-- To do --
Copy exactly, and only, the lines below from the first through the one containing "1100, 1150, 1200];", both included; pictures are omitted.

-- Information supplied --
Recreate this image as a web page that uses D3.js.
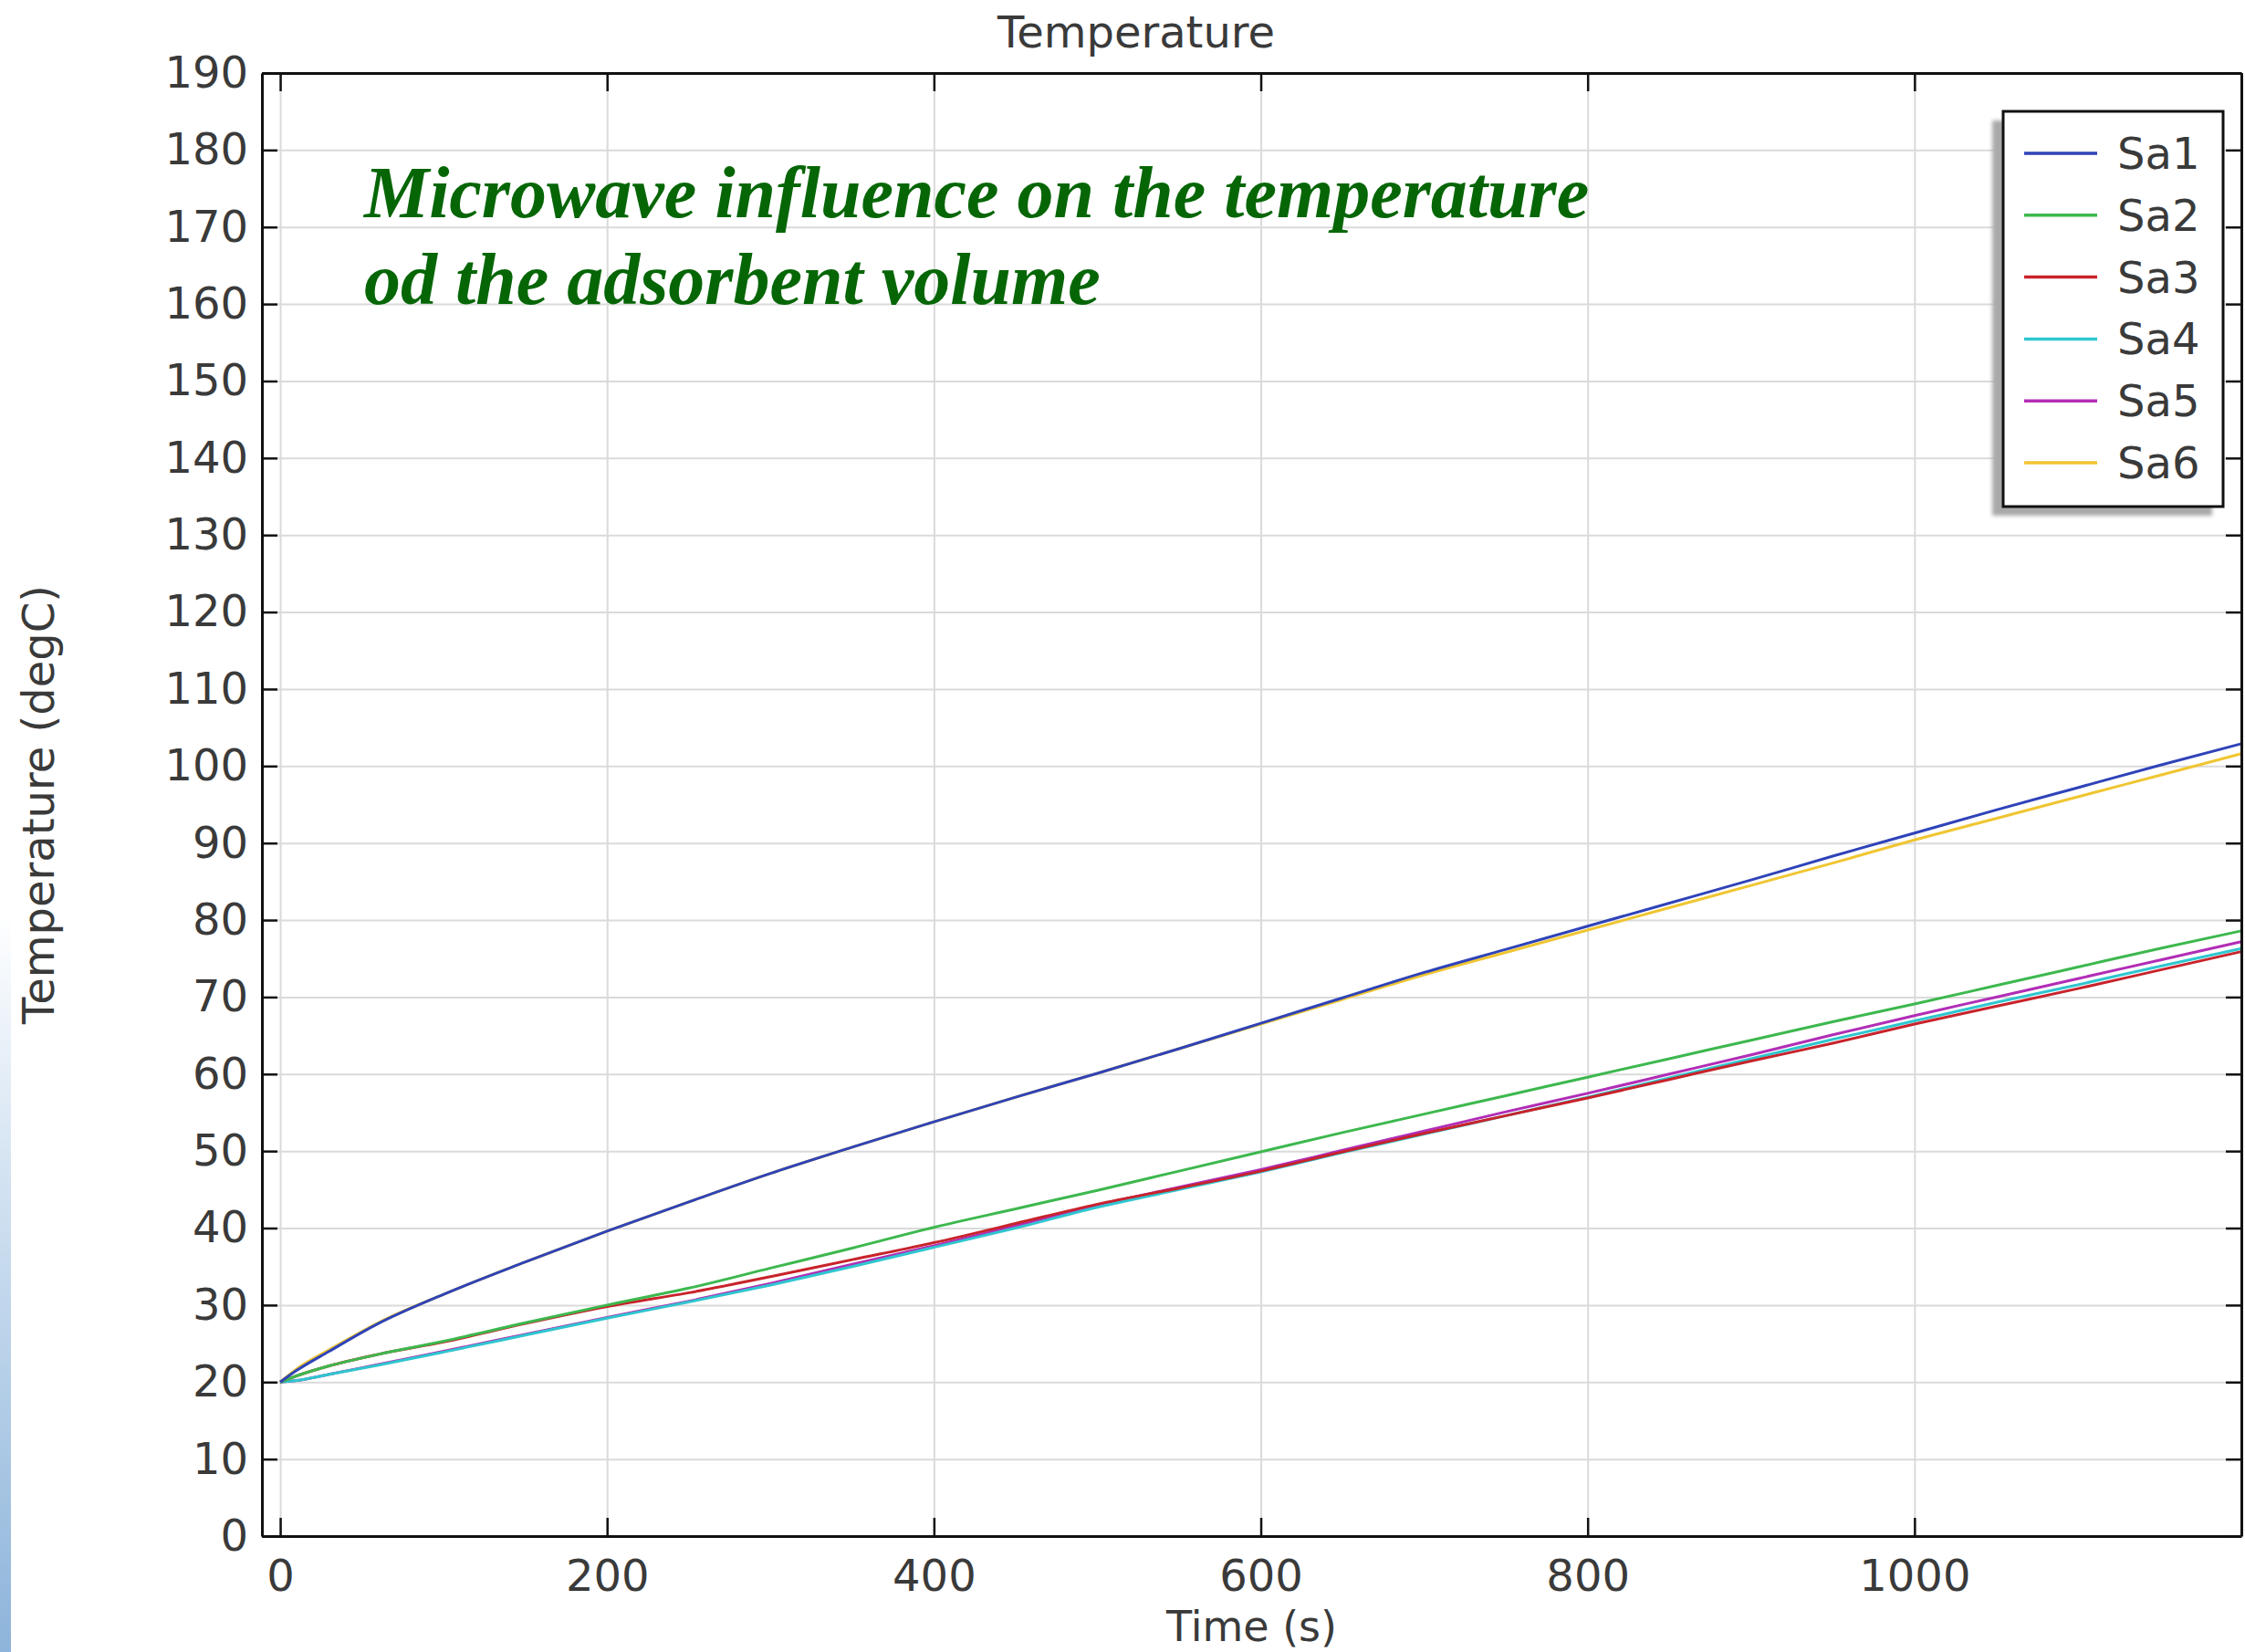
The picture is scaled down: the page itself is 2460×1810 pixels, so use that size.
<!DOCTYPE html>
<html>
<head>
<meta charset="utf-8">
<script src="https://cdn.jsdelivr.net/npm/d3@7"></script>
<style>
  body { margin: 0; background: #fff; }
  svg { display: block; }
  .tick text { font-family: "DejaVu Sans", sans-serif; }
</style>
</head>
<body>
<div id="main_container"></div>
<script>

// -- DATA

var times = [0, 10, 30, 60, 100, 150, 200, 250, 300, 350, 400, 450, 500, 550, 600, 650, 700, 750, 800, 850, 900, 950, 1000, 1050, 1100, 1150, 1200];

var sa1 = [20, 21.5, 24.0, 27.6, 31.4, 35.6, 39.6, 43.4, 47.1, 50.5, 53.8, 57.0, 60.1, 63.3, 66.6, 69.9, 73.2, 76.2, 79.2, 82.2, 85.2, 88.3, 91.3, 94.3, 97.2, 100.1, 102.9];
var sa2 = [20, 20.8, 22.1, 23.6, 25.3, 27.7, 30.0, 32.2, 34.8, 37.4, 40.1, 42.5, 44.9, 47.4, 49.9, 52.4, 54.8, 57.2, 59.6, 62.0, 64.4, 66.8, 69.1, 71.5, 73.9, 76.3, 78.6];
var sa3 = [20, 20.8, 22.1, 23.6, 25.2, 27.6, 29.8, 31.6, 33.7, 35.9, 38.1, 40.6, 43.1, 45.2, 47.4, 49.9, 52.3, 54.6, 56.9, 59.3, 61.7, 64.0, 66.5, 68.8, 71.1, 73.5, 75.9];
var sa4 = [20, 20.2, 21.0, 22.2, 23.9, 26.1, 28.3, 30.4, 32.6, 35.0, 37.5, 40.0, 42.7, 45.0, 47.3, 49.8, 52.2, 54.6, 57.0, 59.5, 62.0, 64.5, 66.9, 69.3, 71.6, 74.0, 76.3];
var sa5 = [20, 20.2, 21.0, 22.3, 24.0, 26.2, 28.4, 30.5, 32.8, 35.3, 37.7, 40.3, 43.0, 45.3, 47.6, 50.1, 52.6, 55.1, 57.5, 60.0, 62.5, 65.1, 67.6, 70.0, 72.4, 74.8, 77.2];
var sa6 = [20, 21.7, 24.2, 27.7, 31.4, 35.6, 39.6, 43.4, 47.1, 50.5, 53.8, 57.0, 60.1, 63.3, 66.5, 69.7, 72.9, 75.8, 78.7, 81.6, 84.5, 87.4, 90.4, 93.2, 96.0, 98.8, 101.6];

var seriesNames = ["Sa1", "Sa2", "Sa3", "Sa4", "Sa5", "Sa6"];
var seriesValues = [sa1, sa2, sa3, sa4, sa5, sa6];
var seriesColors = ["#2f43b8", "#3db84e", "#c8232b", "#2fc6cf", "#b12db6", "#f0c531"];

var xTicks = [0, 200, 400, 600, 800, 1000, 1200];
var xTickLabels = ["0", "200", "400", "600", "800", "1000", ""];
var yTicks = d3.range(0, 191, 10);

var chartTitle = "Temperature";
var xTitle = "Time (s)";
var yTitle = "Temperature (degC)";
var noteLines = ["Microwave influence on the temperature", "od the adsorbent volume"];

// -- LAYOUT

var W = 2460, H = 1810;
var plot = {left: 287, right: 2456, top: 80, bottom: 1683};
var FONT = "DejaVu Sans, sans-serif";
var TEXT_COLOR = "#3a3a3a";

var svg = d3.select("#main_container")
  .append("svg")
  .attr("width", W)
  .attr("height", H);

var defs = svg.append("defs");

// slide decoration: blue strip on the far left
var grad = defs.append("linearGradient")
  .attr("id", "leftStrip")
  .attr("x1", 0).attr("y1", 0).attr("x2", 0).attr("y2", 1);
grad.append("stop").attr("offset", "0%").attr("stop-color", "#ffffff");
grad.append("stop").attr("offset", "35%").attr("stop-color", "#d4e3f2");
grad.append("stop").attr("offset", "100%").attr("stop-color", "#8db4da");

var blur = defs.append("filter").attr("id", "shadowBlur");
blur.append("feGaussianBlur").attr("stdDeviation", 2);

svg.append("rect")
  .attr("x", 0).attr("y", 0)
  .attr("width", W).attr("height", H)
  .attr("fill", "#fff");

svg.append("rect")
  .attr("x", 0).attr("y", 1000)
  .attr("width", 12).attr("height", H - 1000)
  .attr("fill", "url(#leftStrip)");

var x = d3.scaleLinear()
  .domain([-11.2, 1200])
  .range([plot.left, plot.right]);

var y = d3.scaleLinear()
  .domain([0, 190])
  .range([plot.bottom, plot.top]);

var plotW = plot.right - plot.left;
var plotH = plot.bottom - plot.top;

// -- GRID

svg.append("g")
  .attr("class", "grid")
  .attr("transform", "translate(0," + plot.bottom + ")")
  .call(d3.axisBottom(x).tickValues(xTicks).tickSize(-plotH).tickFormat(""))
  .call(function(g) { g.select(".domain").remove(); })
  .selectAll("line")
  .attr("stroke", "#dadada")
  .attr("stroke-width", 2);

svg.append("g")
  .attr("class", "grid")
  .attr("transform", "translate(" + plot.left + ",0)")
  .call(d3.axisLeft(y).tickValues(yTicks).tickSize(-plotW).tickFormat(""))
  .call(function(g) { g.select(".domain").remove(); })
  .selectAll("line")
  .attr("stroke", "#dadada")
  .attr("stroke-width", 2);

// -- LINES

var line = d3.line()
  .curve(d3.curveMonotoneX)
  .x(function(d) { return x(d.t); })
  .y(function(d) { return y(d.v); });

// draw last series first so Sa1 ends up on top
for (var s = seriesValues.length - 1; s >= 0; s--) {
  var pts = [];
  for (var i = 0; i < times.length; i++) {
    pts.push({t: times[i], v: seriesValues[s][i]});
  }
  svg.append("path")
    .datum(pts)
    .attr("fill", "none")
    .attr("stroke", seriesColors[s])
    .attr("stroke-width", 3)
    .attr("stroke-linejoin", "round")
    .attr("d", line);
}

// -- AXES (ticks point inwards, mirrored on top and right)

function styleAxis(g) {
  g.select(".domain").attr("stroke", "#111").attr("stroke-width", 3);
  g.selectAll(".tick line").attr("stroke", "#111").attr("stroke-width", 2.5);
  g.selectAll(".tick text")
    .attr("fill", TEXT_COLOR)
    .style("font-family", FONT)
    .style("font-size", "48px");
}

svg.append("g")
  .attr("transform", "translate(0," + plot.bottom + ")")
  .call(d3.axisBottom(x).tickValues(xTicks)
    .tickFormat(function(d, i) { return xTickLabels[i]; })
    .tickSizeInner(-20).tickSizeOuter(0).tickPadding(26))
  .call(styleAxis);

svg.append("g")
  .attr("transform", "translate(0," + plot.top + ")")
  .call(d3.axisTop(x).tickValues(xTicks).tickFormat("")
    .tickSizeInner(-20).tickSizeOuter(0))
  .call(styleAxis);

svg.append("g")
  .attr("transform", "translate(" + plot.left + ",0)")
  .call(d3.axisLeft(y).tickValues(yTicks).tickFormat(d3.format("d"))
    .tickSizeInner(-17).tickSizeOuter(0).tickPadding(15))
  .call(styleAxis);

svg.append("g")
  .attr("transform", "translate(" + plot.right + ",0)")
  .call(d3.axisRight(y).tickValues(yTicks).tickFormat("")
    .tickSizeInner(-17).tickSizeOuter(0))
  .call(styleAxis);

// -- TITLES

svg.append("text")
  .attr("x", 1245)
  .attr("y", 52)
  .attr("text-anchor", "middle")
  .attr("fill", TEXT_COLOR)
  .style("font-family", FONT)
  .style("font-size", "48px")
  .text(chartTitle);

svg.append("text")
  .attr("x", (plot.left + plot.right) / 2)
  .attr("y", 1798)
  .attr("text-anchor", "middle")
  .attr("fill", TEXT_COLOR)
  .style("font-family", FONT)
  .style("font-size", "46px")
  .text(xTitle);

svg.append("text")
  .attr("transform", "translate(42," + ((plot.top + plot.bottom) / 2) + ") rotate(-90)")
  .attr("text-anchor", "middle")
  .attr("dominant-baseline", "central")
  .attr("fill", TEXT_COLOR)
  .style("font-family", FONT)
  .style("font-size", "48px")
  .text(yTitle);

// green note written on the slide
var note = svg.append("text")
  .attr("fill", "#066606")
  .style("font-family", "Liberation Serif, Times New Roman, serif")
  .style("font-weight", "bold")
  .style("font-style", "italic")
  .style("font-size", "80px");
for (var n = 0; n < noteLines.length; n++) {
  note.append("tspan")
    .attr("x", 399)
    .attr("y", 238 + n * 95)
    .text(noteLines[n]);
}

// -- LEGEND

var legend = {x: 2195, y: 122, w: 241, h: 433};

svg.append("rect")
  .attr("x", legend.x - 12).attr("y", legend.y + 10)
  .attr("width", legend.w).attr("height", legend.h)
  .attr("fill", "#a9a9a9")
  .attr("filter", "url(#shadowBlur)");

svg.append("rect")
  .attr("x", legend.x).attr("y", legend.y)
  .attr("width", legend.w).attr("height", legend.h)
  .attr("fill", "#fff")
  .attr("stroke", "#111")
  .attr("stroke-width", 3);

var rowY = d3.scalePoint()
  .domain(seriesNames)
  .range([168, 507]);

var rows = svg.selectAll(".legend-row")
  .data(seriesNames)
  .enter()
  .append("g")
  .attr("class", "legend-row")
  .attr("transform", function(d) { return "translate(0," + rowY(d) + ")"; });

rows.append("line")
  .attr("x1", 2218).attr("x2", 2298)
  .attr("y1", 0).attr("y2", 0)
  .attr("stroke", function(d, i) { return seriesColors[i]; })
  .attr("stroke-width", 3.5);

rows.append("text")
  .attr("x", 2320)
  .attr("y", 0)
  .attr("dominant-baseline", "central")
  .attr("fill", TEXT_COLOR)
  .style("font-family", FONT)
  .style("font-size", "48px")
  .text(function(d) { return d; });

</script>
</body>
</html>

-- Reply --
Recreate this image as a web page that uses D3.js.
The picture is scaled down: the page itself is 2460×1810 pixels, so use that size.
<!DOCTYPE html>
<html>
<head>
<meta charset="utf-8">
<script src="https://cdn.jsdelivr.net/npm/d3@7"></script>
<style>
  body { margin: 0; background: #fff; }
  svg { display: block; }
  .tick text { font-family: "DejaVu Sans", sans-serif; }
</style>
</head>
<body>
<div id="main_container"></div>
<script>

// -- DATA

var times = [0, 10, 30, 60, 100, 150, 200, 250, 300, 350, 400, 450, 500, 550, 600, 650, 700, 750, 800, 850, 900, 950, 1000, 1050, 1100, 1150, 1200];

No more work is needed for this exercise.